Task details
Please set down all the lines beneath this one exactly, without the pictures.

Collected material

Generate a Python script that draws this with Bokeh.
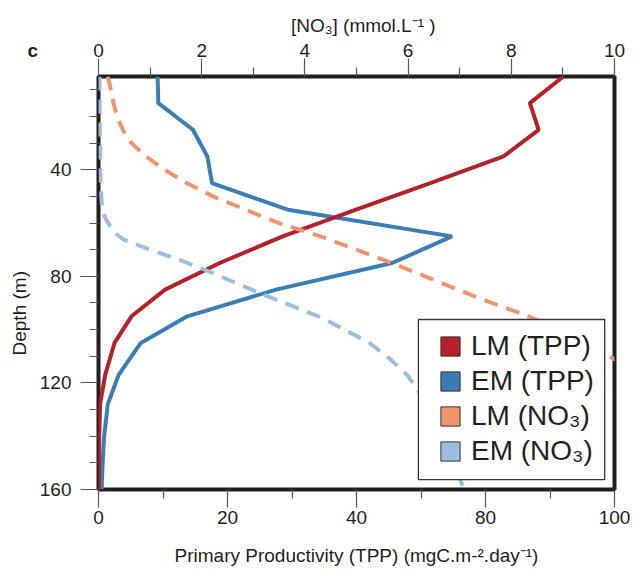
from bokeh.plotting import figure
from bokeh.models import (Range1d, LinearAxis, FixedTicker, Legend,
                          LegendItem, BoxAnnotation, Title)
from bokeh.embed import file_html
from bokeh.resources import INLINE

# ---------------- data ----------------
depth_tpp = [5, 15, 25, 35, 45, 55, 65, 75, 85, 95, 105, 117, 128, 140, 150, 160]
tpp_lm = [90.1, 83.6, 85.3, 78.5, 64.3, 49.9, 35.7, 23.5, 12.9, 6.4, 3.1, 1.3, 0.3, 0.15, 0.1, 0.1]
tpp_em = [11.45, 11.6, 18.3, 21.1, 22.0, 36.7, 68.5, 56.9, 34.4, 17.2, 8.2, 3.9, 1.8, 1.1, 0.8, 0.6]

depth_no3_lm = [5, 10, 15, 20, 25, 30, 35, 40, 45, 50, 55, 60, 65, 70, 75, 80, 85,
                90, 95, 100, 105, 110, 115]
no3_lm = [0.18, 0.24, 0.29, 0.36, 0.47, 0.64, 0.92, 1.28, 1.71, 2.22, 2.85, 3.5, 4.3,
          5.0, 5.68, 6.33, 6.97, 7.62, 8.33, 8.9, 9.42, 9.9, 10.35]

depth_no3_em = [5, 30, 45, 55, 58, 61, 64, 66, 68, 71, 74, 78, 86, 96, 105, 111, 117,
                123, 130, 140, 150, 160]
no3_em = [0.02, 0.03, 0.04, 0.07, 0.13, 0.22, 0.34, 0.47, 0.72, 1.15, 1.6, 2.12, 3.09,
          4.38, 5.25, 5.65, 5.98, 6.2, 6.45, 6.7, 6.9, 7.08]

series_names = ["LM (TPP)", "EM (TPP)", "LM (NO\u2083)", "EM (NO\u2083)"]
series_colors = ["#b3222b", "#3d7db6", "#f1946e", "#9dbddc"]

tpp_ticks = [0, 25, 50, 75, 100]
tpp_tick_labels = ["0", "20", "40", "80", "100"]
tpp_minor = [12.5, 37.5, 62.5, 87.5]
no3_ticks = [0, 2, 4, 6, 8, 10]
no3_minor = [1, 3, 5, 7, 9]
depth_ticks = [40, 80, 120, 160]
depth_minor = [10, 20, 30, 50, 60, 70, 90, 100, 110, 130, 140, 150]

title_top = "[NO\u2083] (mmol.L\u207b\u00b9 )"
title_bottom = "Primary Productivity (TPP) (mgC.m-\u00b2.day\u207b\u00b9)"
title_left = "Depth (m)"
panel_letter = "c"

FONT = "Liberation Sans"
TXT = "#231f20"

# ---------------- figure ----------------
p = figure(width=630, height=575, output_backend="svg", toolbar_location=None,
           x_range=Range1d(0, 100), y_range=Range1d(160, 5),
           min_border_left=97, min_border_right=16, min_border_top=76,
           min_border_bottom=86)
p.extra_x_ranges = {"no3": Range1d(0, 10)}
p.grid.visible = False
p.outline_line_color = "#231f20"
p.outline_line_width = 4
p.background_fill_color = "white"
p.border_fill_color = "white"

top_axis = LinearAxis(x_range_name="no3")
p.add_layout(top_axis, "above")


def style_axis(ax, label_standoff):
    ax.axis_line_color = None
    ax.major_tick_line_color = "#555555"
    ax.minor_tick_line_color = "#555555"
    ax.major_tick_line_width = 1.2
    ax.minor_tick_line_width = 1.2
    ax.major_tick_in = 0
    ax.minor_tick_in = 0
    ax.major_tick_out = 18
    ax.minor_tick_out = 9
    ax.major_label_text_font = FONT
    ax.major_label_text_font_size = "19px"
    ax.major_label_text_color = TXT
    ax.major_label_standoff = label_standoff


xb = p.below[0]
xb.ticker = FixedTicker(ticks=tpp_ticks, minor_ticks=tpp_minor)
xb.major_label_overrides = {t: l for t, l in zip(tpp_ticks, tpp_tick_labels)}
style_axis(xb, 3)
xb.axis_label = title_bottom
xb.axis_label_text_font = FONT
xb.axis_label_text_font_size = "19px"
xb.axis_label_text_font_style = "normal"
xb.axis_label_text_color = TXT
xb.axis_label_standoff = 18

yl = p.left[0]
yl.ticker = FixedTicker(ticks=depth_ticks, minor_ticks=depth_minor)
style_axis(yl, 9)

top_axis.ticker = FixedTicker(ticks=no3_ticks, minor_ticks=no3_minor)
style_axis(top_axis, 2)

# panel letter (second line of a two-line title of ~zero panel height)
c_title = Title(text="\u00a0\n" + panel_letter, align="left", offset=-71,
                vertical_align="bottom", standoff=-40, text_font=FONT,
                text_font_size="19px", text_font_style="bold", text_color=TXT)
p.add_layout(c_title, "above")

# top axis title
t_top = Title(text=title_top, align="left", offset=192.5, vertical_align="bottom",
              standoff=2, text_font=FONT, text_font_size="19px",
              text_font_style="normal", text_color=TXT)
p.add_layout(t_top, "above")

# left axis title
t_left = Title(text=title_left, align="left", offset=134, vertical_align="bottom",
               standoff=13, text_font=FONT, text_font_size="19px",
               text_font_style="normal", text_color=TXT)
p.add_layout(t_left, "left")

# ---------------- lines ----------------
p.line(tpp_em, depth_tpp, line_color=series_colors[1], line_width=4)
p.line(tpp_lm, depth_tpp, line_color=series_colors[0], line_width=4)
p.line(no3_lm, depth_no3_lm, x_range_name="no3", line_color=series_colors[2],
       line_width=4, line_dash="14 9")
p.line(no3_em, depth_no3_em, x_range_name="no3", line_color=series_colors[3],
       line_width=4, line_dash="14 9")

# ---------------- legend ----------------
box = BoxAnnotation(left=62.0, right=98.1, top=96.2, bottom=156.3,
                    fill_color="white", fill_alpha=1.0,
                    line_color="#333333", line_width=1.3, line_alpha=1.0)
p.add_layout(box)

series_x0 = [tpp_lm[0], tpp_em[0], no3_lm[0] * 10, no3_em[0] * 10]
items = []
for name, col, x0 in zip(series_names, series_colors, series_x0):
    r = p.quad(left=[x0], right=[x0], top=[depth_tpp[0]], bottom=[depth_tpp[0]],
               fill_color=col, line_color="#333333", line_width=1, visible=False)
    items.append(LegendItem(label=name, renderers=[r]))

legend = Legend(items=items, location=(340, 22), padding=0, spacing=3, margin=0,
                glyph_width=24, glyph_height=24, label_standoff=9,
                label_text_font=FONT, label_text_font_size="28px",
                label_text_color=TXT, border_line_alpha=0,
                background_fill_alpha=0, inactive_fill_alpha=0)
p.add_layout(legend, "center")

open("out.html", "w").write(file_html(p, INLINE))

The result
Generate a Python script that draws this with Bokeh.
from bokeh.plotting import figure
from bokeh.models import (Range1d, LinearAxis, FixedTicker, Legend,
                          LegendItem, BoxAnnotation, Title)
from bokeh.embed import file_html
from bokeh.resources import INLINE

# ---------------- data ----------------
depth_tpp = [5, 15, 25, 35, 45, 55, 65, 75, 85, 95, 105, 117, 128, 140, 150, 160]
tpp_lm = [90.1, 83.6, 85.3, 78.5, 64.3, 49.9, 35.7, 23.5, 12.9, 6.4, 3.1, 1.3, 0.3, 0.15, 0.1, 0.1]
tpp_em = [11.45, 11.6, 18.3, 21.1, 22.0, 36.7, 68.5, 56.9, 34.4, 17.2, 8.2, 3.9, 1.8, 1.1, 0.8, 0.6]

depth_no3_lm = [5, 10, 15, 20, 25, 30, 35, 40, 45, 50, 55, 60, 65, 70, 75, 80, 85,
                90, 95, 100, 105, 110, 115]
no3_lm = [0.18, 0.24, 0.29, 0.36, 0.47, 0.64, 0.92, 1.28, 1.71, 2.22, 2.85, 3.5, 4.3,
          5.0, 5.68, 6.33, 6.97, 7.62, 8.33, 8.9, 9.42, 9.9, 10.35]

depth_no3_em = [5, 30, 45, 55, 58, 61, 64, 66, 68, 71, 74, 78, 86, 96, 105, 111, 117,
                123, 130, 140, 150, 160]
no3_em = [0.02, 0.03, 0.04, 0.07, 0.13, 0.22, 0.34, 0.47, 0.72, 1.15, 1.6, 2.12, 3.09,
          4.38, 5.25, 5.65, 5.98, 6.2, 6.45, 6.7, 6.9, 7.08]

series_names = ["LM (TPP)", "EM (TPP)", "LM (NO\u2083)", "EM (NO\u2083)"]
series_colors = ["#b3222b", "#3d7db6", "#f1946e", "#9dbddc"]

tpp_ticks = [0, 25, 50, 75, 100]
tpp_tick_labels = ["0", "20", "40", "80", "100"]
tpp_minor = [12.5, 37.5, 62.5, 87.5]
no3_ticks = [0, 2, 4, 6, 8, 10]
no3_minor = [1, 3, 5, 7, 9]
depth_ticks = [40, 80, 120, 160]
depth_minor = [10, 20, 30, 50, 60, 70, 90, 100, 110, 130, 140, 150]

title_top = "[NO\u2083] (mmol.L\u207b\u00b9 )"
title_bottom = "Primary Productivity (TPP) (mgC.m-\u00b2.day\u207b\u00b9)"
title_left = "Depth (m)"
panel_letter = "c"

FONT = "Liberation Sans"
TXT = "#231f20"

# ---------------- figure ----------------
p = figure(width=630, height=575, output_backend="svg", toolbar_location=None,
           x_range=Range1d(0, 100), y_range=Range1d(160, 5),
           min_border_left=97, min_border_right=16, min_border_top=76,
           min_border_bottom=86)
p.extra_x_ranges = {"no3": Range1d(0, 10)}
p.grid.visible = False
p.outline_line_color = "#231f20"
p.outline_line_width = 4
p.background_fill_color = "white"
p.border_fill_color = "white"

top_axis = LinearAxis(x_range_name="no3")
p.add_layout(top_axis, "above")


def style_axis(ax, label_standoff):
    ax.axis_line_color = None
    ax.major_tick_line_color = "#555555"
    ax.minor_tick_line_color = "#555555"
    ax.major_tick_line_width = 1.2
    ax.minor_tick_line_width = 1.2
    ax.major_tick_in = 0
    ax.minor_tick_in = 0
    ax.major_tick_out = 18
    ax.minor_tick_out = 9
    ax.major_label_text_font = FONT
    ax.major_label_text_font_size = "19px"
    ax.major_label_text_color = TXT
    ax.major_label_standoff = label_standoff


xb = p.below[0]
xb.ticker = FixedTicker(ticks=tpp_ticks, minor_ticks=tpp_minor)
xb.major_label_overrides = {t: l for t, l in zip(tpp_ticks, tpp_tick_labels)}
style_axis(xb, 3)
xb.axis_label = title_bottom
xb.axis_label_text_font = FONT
xb.axis_label_text_font_size = "19px"
xb.axis_label_text_font_style = "normal"
xb.axis_label_text_color = TXT
xb.axis_label_standoff = 18

yl = p.left[0]
yl.ticker = FixedTicker(ticks=depth_ticks, minor_ticks=depth_minor)
style_axis(yl, 9)

top_axis.ticker = FixedTicker(ticks=no3_ticks, minor_ticks=no3_minor)
style_axis(top_axis, 2)

# panel letter (second line of a two-line title of ~zero panel height)
c_title = Title(text="\u00a0\n" + panel_letter, align="left", offset=-71,
                vertical_align="bottom", standoff=-40, text_font=FONT,
                text_font_size="19px", text_font_style="bold", text_color=TXT)
p.add_layout(c_title, "above")

# top axis title
t_top = Title(text=title_top, align="left", offset=192.5, vertical_align="bottom",
              standoff=2, text_font=FONT, text_font_size="19px",
              text_font_style="normal", text_color=TXT)
p.add_layout(t_top, "above")

# left axis title
t_left = Title(text=title_left, align="left", offset=134, vertical_align="bottom",
               standoff=13, text_font=FONT, text_font_size="19px",
               text_font_style="normal", text_color=TXT)
p.add_layout(t_left, "left")

# ---------------- lines ----------------
p.line(tpp_em, depth_tpp, line_color=series_colors[1], line_width=4)
p.line(tpp_lm, depth_tpp, line_color=series_colors[0], line_width=4)
p.line(no3_lm, depth_no3_lm, x_range_name="no3", line_color=series_colors[2],
       line_width=4, line_dash="14 9")
p.line(no3_em, depth_no3_em, x_range_name="no3", line_color=series_colors[3],
       line_width=4, line_dash="14 9")

# ---------------- legend ----------------
box = BoxAnnotation(left=62.0, right=98.1, top=96.2, bottom=156.3,
                    fill_color="white", fill_alpha=1.0,
                    line_color="#333333", line_width=1.3, line_alpha=1.0)
p.add_layout(box)

series_x0 = [tpp_lm[0], tpp_em[0], no3_lm[0] * 10, no3_em[0] * 10]
items = []
for name, col, x0 in zip(series_names, series_colors, series_x0):
    r = p.quad(left=[x0], right=[x0], top=[depth_tpp[0]], bottom=[depth_tpp[0]],
               fill_color=col, line_color="#333333", line_width=1, visible=False)
    items.append(LegendItem(label=name, renderers=[r]))

legend = Legend(items=items, location=(340, 22), padding=0, spacing=3, margin=0,
                glyph_width=24, glyph_height=24, label_standoff=9,
                label_text_font=FONT, label_text_font_size="28px",
                label_text_color=TXT, border_line_alpha=0,
                background_fill_alpha=0, inactive_fill_alpha=0)
p.add_layout(legend, "center")

open("out.html", "w").write(file_html(p, INLINE))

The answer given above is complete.